My husband of 7 years poured himself into his work. He was in his office day in and day out. He sometimes would work 48 hours straight. If he wasn't working then he was catching up on sleep.
He missed things that I thought were important. He missed family events.
I had to be the one putting a smile on my face saying "he's working again!". I began to resent him. I began to feel very unattracted to him, anything he said or did was like nails on a chalkboard to me. I began to feel like I was all alone. We had two children, but sometimes you just need adult interaction. I began to spend more time with my friends, so I wouldn't feel alone.
He didn't realize he was pushing me away. He didn't realize I cried myself to sleep so many nights. He didn't realize I needed more than just a "hi/bye" interaction.

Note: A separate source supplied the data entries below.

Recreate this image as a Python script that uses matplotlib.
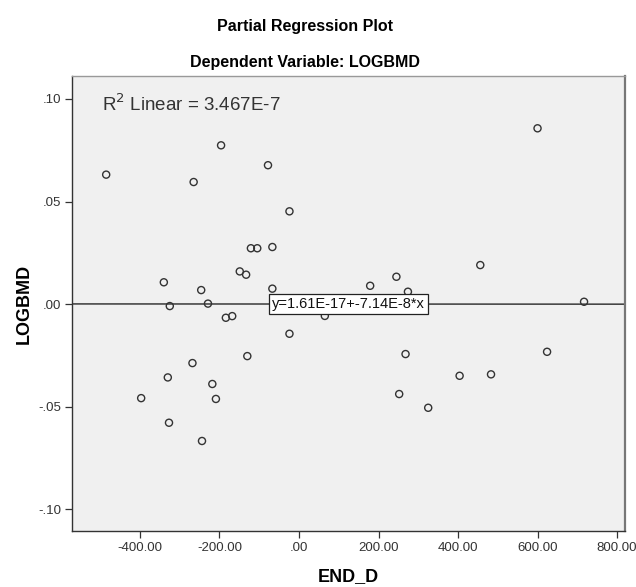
import numpy as np
import matplotlib.pyplot as plt
import matplotlib.transforms as mtransforms

plt.rcParams['font.family'] = ['Liberation Sans', 'DejaVu Sans']

# partial residuals: END_D (x) against LOGBMD (y)
end_d = [-485, -196, -78, -265, -24, -121, -105, -67, -149, -133,
         -340, -246, -67, -325, -229, -184, -168, 65, -24, -130,
         -268, -330, -218, -397, -209, -327, -244, 600, 456, 245,
         179, 274, 717, 268, 624, 404, 483, 252, 325]
logbmd = [0.0631, 0.0774, 0.0677, 0.0595, 0.0452, 0.0272, 0.0272, 0.0278, 0.0159, 0.0143,
          0.0106, 0.0068, 0.0075, -0.0010, 0.0002, -0.0067, -0.0059, -0.0058, -0.0145, -0.0254,
          -0.0288, -0.0358, -0.0390, -0.0459, -0.0463, -0.0579, -0.0668, 0.0857, 0.0190, 0.0133,
          0.0089, 0.0060, 0.0011, -0.0244, -0.0233, -0.0350, -0.0343, -0.0439, -0.0506]

intercept = 1.61e-17
slope = -7.14e-8
r2_label = 'R$^2$ Linear = 3.467E-7'
fit_label = 'y=1.61E-17+-7.14E-8*x'

xticks = [-400, -200, 0, 200, 400, 600, 800]
xticklabels = ['-400.00', '-200.00', '.00', '200.00', '400.00', '600.00', '800.00']
yticks = [-0.10, -0.05, 0.0, 0.05, 0.10]
yticklabels = ['-.10', '-.05', '.00', '.05', '.10']

fig = plt.figure(figsize=(6.36, 5.87), dpi=100)
ax = fig.add_axes([0.1132, 0.0954, 0.8695, 0.7751])
ax.set_facecolor('#f0f0f0')

ax.set_xlim(-571, 820)
ax.set_ylim(-0.1107, 0.1112)

xs = np.array(ax.get_xlim())
ax.plot(xs, intercept + slope * xs, color='#111111', lw=0.9, zorder=2)

ax.scatter(end_d, logbmd, s=26, facecolors='none', edgecolors='#333333',
           linewidths=1.0, zorder=3)

trans = mtransforms.blended_transform_factory(ax.transAxes, ax.transData)
ax.text(0.5, 0.0, fit_label, transform=trans, ha='center', va='center',
        fontsize=10.5, color='#111111', zorder=4,
        bbox=dict(boxstyle='square,pad=0.2', fc='white', ec='#222222', lw=0.9))

ax.text(0.054, 0.937, r2_label, transform=ax.transAxes, ha='left', va='center',
        fontsize=13.5, color='#333333')

ax.set_xticks(xticks)
ax.set_xticklabels(xticklabels)
ax.set_yticks(yticks)
ax.set_yticklabels(yticklabels)
ax.tick_params(direction='out', length=5, width=0.9, color='#333333',
               labelsize=9.5, labelcolor='#333333', pad=3)

for side in ['left', 'bottom']:
    ax.spines[side].set_color('#333333')
    ax.spines[side].set_linewidth(1.0)
ax.spines['top'].set_color('#999999')
ax.spines['top'].set_linewidth(1.0)
ax.spines['right'].set_color('#777777')
ax.spines['right'].set_linewidth(1.6)

ax.set_xlabel('END_D', fontsize=13, fontweight='bold', labelpad=10)
ax.set_ylabel('LOGBMD', fontsize=13, fontweight='bold', labelpad=4)

fig.text(0.479, 1 - 27 / 587, 'Partial Regression Plot', ha='center', va='center',
         fontsize=11.5, fontweight='bold')
fig.text(0.479, 1 - 63 / 587, 'Dependent Variable: LOGBMD', ha='center', va='center',
         fontsize=11.5, fontweight='bold')

fig.savefig('out.png', dpi=100)
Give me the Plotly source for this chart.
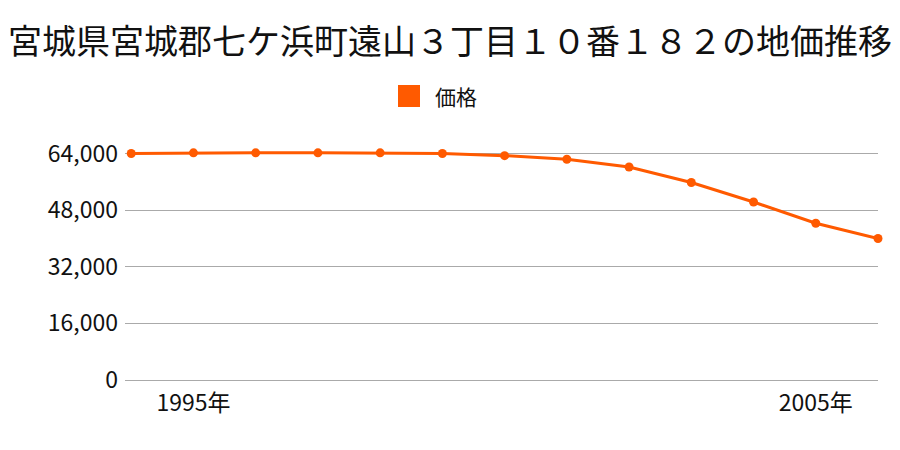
import plotly.graph_objects as go

years = [1994, 1995, 1996, 1997, 1998, 1999, 2000, 2001, 2002, 2003, 2004, 2005, 2006]
prices = [64000, 64200, 64200, 64200, 64200, 64000, 63400, 62400, 60200, 55800, 50300, 44300, 40000]
tick_vals = [1995, 2005]
tick_text = ["1995年", "2005年"]
title = "宮城県宮城郡七ケ浜町遠山３丁目１０番１８２の地価推移"
legend_name = "価格"

# page is rendered with an 8px body offset; figure sized to fit the 900x450 window
W, H = 892, 442
OFF = 8
font = "Noto Sans CJK JP"
color = "#ff5a00"

plot_left, plot_right = 125 - OFF, 878 - OFF
plot_top, plot_bottom = 150 - OFF, 380 - OFF
pw = plot_right - plot_left
ph = plot_bottom - plot_top

def px_x(x):
    return (x - OFF - plot_left) / pw

def px_y(y):
    return (plot_bottom - (y - OFF)) / ph

fig = go.Figure()
fig.add_trace(go.Scatter(
    x=years, y=prices, mode="lines+markers", name=legend_name, showlegend=False,
    line=dict(color=color, width=3),
    marker=dict(color=color, size=9),
    cliponaxis=False,
))

# legend drawn manually (square swatch + text)
fig.add_shape(type="rect", xref="paper", yref="paper",
              x0=px_x(398), x1=px_x(420), y0=px_y(107), y1=px_y(85),
              line=dict(width=0), fillcolor=color)
fig.add_annotation(text=legend_name, xref="paper", yref="paper",
                   x=px_x(433), y=px_y(96), xanchor="left", yanchor="middle",
                   showarrow=False, font=dict(size=21, family=font, color="#111"))

fig.update_layout(
    width=W, height=H,
    paper_bgcolor="white", plot_bgcolor="white",
    font=dict(family=font, color="#111"),
    title=dict(text=title, x=(450 - OFF) / W, xanchor="center", xref="container",
               y=1 - (42 - OFF) / H, yanchor="middle", yref="container",
               font=dict(size=34, family=font, color="#111")),
    showlegend=False,
    margin=dict(l=plot_left, r=W - plot_right, t=plot_top, b=H - plot_bottom, autoexpand=False),
    xaxis=dict(range=[1993.9, 2006], tickvals=tick_vals, ticktext=tick_text,
               showgrid=False, zeroline=False, showline=False, automargin=False,
               tickfont=dict(size=23, family=font), ticks="", ticklabelstandoff=7),
    yaxis=dict(range=[0, 65000], tickvals=[0, 16000, 32000, 48000, 64000],
               tickformat=",d", showgrid=True, gridcolor="#aaaaaa", gridwidth=1,
               zeroline=True, zerolinecolor="#aaaaaa", zerolinewidth=1, automargin=False,
               tickfont=dict(size=23, family=font), ticks="", ticklabelstandoff=6),
)
fig.write_html("out.html")
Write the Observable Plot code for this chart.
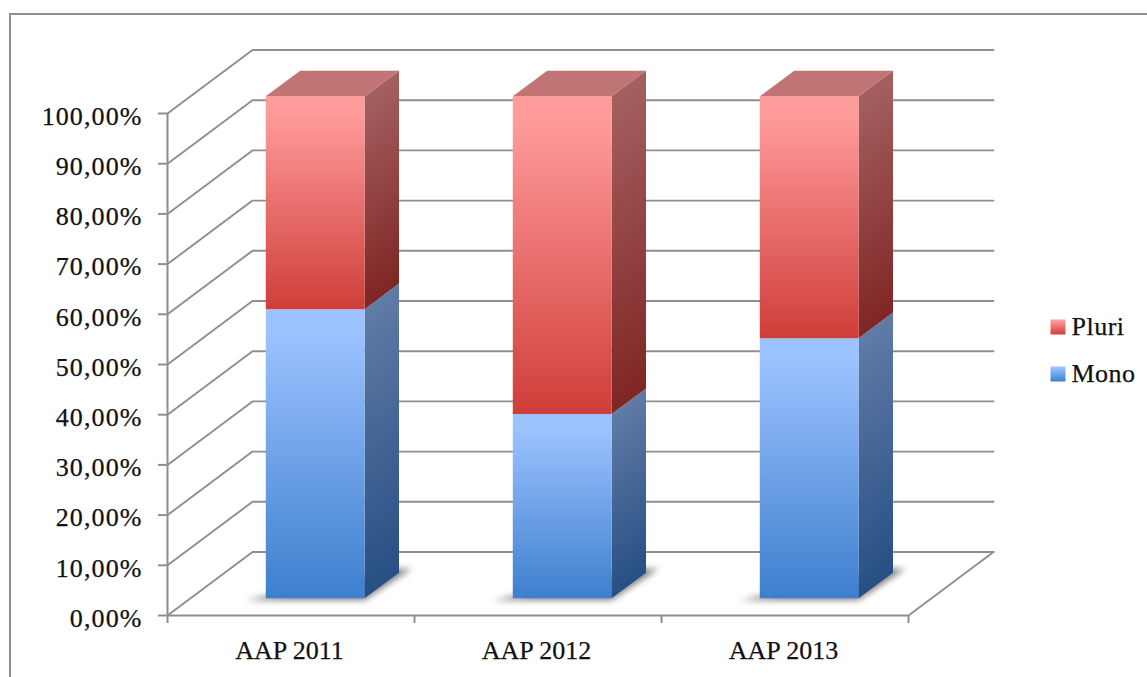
<!DOCTYPE html>
<html>
<head>
<meta charset="utf-8">
<script src="https://cdn.jsdelivr.net/npm/d3@7"></script>
<script src="https://cdn.jsdelivr.net/npm/@observablehq/plot@0.6"></script>
<style>
  html, body { margin: 0; padding: 0; background: #fff; }
  svg { display: block; }
  svg text { stroke: #111; stroke-width: 0.25px; }
  svg g[aria-label="y-axis tick label"] text { letter-spacing: 1.1px; }
  svg g.legend-label text { letter-spacing: 0.5px; }
</style>
</head>
<body>
<div id="chart"></div>
<script>
// Share of each AAP call, stacked to 100 %
const categories = ["AAP 2011", "AAP 2012", "AAP 2013"];
const mono = [57.6, 36.7, 51.8];
const pluri = [42.4, 63.3, 48.2];
const yTicks = [0, 10, 20, 30, 40, 50, 60, 70, 80, 90, 100];
const legendLabels = ["Pluri", "Mono"];

const gridColor = "#8e8e8e";
const fontFamily = "'Liberation Serif', serif";
const fontSize = 26;

// Oblique projection: depth 0 is the front plane, depth 1 is the back wall
const pxPerCategory = 741 / 3;
const pxPerPercent = 502 / 100;
const depthX = 85 / pxPerCategory;
const depthY = 63.5 / pxPerPercent;
const project = (c, v, d) => ({x: c + d * depthX, y: v + d * depthY});

// Bar footprint within a category slot and along the depth axis
const barLeft = 0.305, barRight = 0.705;
const barFront = 0.27, barBack = 0.675;

const polygon = (points, fill, extra = {}) =>
  Plot.line(points, {x: "x", y: "y", fill, stroke: "none", ...extra});

const gridLines = yTicks.map((v) =>
  Plot.line([project(0, v, 0), project(0, v, 1), project(3, v, 1)],
    {x: "x", y: "y", stroke: gridColor, strokeWidth: 1.9})
);
const floorEdge = Plot.line([project(3, 0, 0), project(3, 0, 1)],
  {x: "x", y: "y", stroke: gridColor, strokeWidth: 1.9});

const shadows = categories.map((_, i) => {
  const l = i + barLeft, r = i + barRight;
  return polygon([
    project(l - 0.08, -0.4, barFront),
    project(r, -0.4, barFront),
    project(r + 0.03, 0, barBack + 0.06),
    project(r - 0.04, 0, barBack + 0.06)
  ], "#666", {imageFilter: "blur(3px)", fillOpacity: 0.8});
});

// Gradient on a side face runs along the shear of the face
function sideGradientVector(height) {
  const k = depthY * (barBack - barFront) / (height + depthY * (barBack - barFront));
  const t = (1 - k) / (1 + k * k);
  return {x1: 0, y1: k, x2: t * k, y2: k + t};
}

const series = [
  {key: "mono", values: mono, base: () => 0,
   front: ["#9cc2ff", "#9cc2ff", "#3d7fce"], side: ["#607ba6", "#274f84"]},
  {key: "pluri", values: pluri, base: (i) => mono[i],
   front: ["#ff9b9b", "#ff9b9b", "#cf3e39"], side: ["#a46060", "#7f2624"]}
];

function defsMark() {
  const defs = d3.create("svg:defs");
  const addStops = (g, stops) => stops.forEach(([o, c]) =>
    g.append("stop").attr("offset", o).attr("stop-color", c));
  for (const s of series) {
    const front = defs.append("linearGradient").attr("id", `${s.key}-front`)
      .attr("x1", 0).attr("y1", 0).attr("x2", 0).attr("y2", 1);
    addStops(front, [[0, s.front[0]], [0.08, s.front[1]], [1, s.front[2]]]);
    s.values.forEach((v, i) => {
      const vec = sideGradientVector(v);
      const side = defs.append("linearGradient").attr("id", `${s.key}-side-${i}`)
        .attr("x1", vec.x1).attr("y1", vec.y1).attr("x2", vec.x2).attr("y2", vec.y2);
      addStops(side, [[0, s.side[0]], [1, s.side[1]]]);
    });
  }
  return defs.node();
}

const barMarks = series.flatMap((s) =>
  s.values.flatMap((v, i) => {
    const l = i + barLeft, r = i + barRight;
    const lo = s.base(i), hi = lo + v;
    const faces = [
      polygon([project(r, lo, barFront), project(r, lo, barBack), project(r, hi, barBack), project(r, hi, barFront)],
        `url(#${s.key}-side-${i})`),
      polygon([project(l, lo, barFront), project(r, lo, barFront), project(r, hi, barFront), project(l, hi, barFront)],
        `url(#${s.key}-front)`)
    ];
    if (s.key === "pluri") {
      faces.push(polygon([project(l, hi, barFront), project(r, hi, barFront), project(r, hi, barBack), project(l, hi, barBack)],
        "#c07474"));
    }
    return faces;
  })
);

const chart = Plot.plot({
  width: 1147,
  height: 677,
  marginLeft: 167,
  marginRight: 239,
  marginTop: 113,
  marginBottom: 62,
  style: {background: "#fff", fontFamily, fontSize: `${fontSize}px`, color: "#111"},
  x: {domain: [0, 3], label: null},
  y: {domain: [0, 100], label: null},
  marks: [
    defsMark,
    Plot.frame({stroke: gridColor, strokeWidth: 2, insetLeft: -157.5, insetTop: -99.5, insetRight: -245, insetBottom: -66}),
    ...gridLines,
    floorEdge,
    Plot.ruleX([0], {stroke: gridColor, strokeWidth: 2}),
    Plot.ruleY([0], {stroke: gridColor, strokeWidth: 2}),
    Plot.axisY({ticks: yTicks, tickSize: 9, fill: "none", stroke: gridColor, strokeWidth: 2, label: null}),
    Plot.axisY({ticks: yTicks, tickSize: 0, tickPadding: 25, dy: 3, fontSize, fontFamily,
      tickFormat: (d) => `${d.toFixed(2).replace(".", ",")}%`, label: null}),
    Plot.axisX({ticks: [0, 1, 2, 3], tickSize: 8, fill: "none", stroke: gridColor, strokeWidth: 2, label: null}),
    ...shadows,
    ...barMarks,
    Plot.text(categories, {x: (d, i) => i + 0.5, y: () => 0, text: (d) => d, dx: -1.5, dy: 35, fontSize, fontFamily}),
    // Legend sits right of the plot frame
    ...legendLabels.flatMap((label, i) => {
      const key = label.toLowerCase();
      const dy = 213.5 + i * 47;
      return [
        Plot.dot([label], {frameAnchor: "top-right", dx: 149.5, dy, symbol: "square", r: 8.46, fill: `url(#${key}-front)`}),
        Plot.text([label], {frameAnchor: "top-right", dx: 163, dy, text: (d) => d, textAnchor: "start", lineAnchor: "middle", fontSize, fontFamily, className: "legend-label"})
      ];
    })
  ]
});
document.getElementById("chart").append(chart);
</script>
</body>
</html>
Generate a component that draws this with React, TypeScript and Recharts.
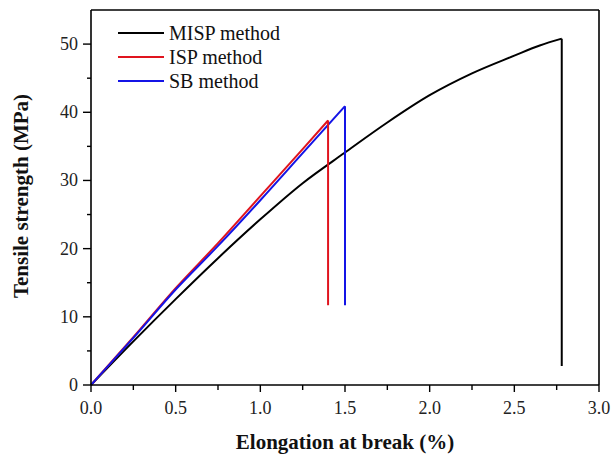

What I didn't realize is, through my clouded, selfish thinking, he was pouring himself into his work because we were struggling financially. He was doing the only thing he was taught to do.... support his family.
Although 2008/2009 wasn't all bad. Good things did come out of it. He made his first iPhone app, which landed him an amazing job later in the year. We found out we were having our third child - a reconciliation baby.
There is a lot that happened during those times that I wish I could undo. By the grace of God it is all under the blood. In 2012 we celebrated our ELEVENTH anniversary!!!
There are times now when he works long long hours, but he makes sure he is home for dinner, and family game night every Wednesday. He makes sure he has plenty of fun with the kids. He makes sure we have datenights.
I just wanted to encourage someone. Be ware the 7 year itch. It might be 5 years, it my even be 10 years.
Don't be afraid of counseling! Or embarrassed to get counseling, like I was. If your spouse won't take it with you, get counseling for yourself.
Above all else pray. God hears your cry, even when you feel alone. God knows what is best, He has plans for you.
Don't pray for God to change your spouse, pray for God to change you!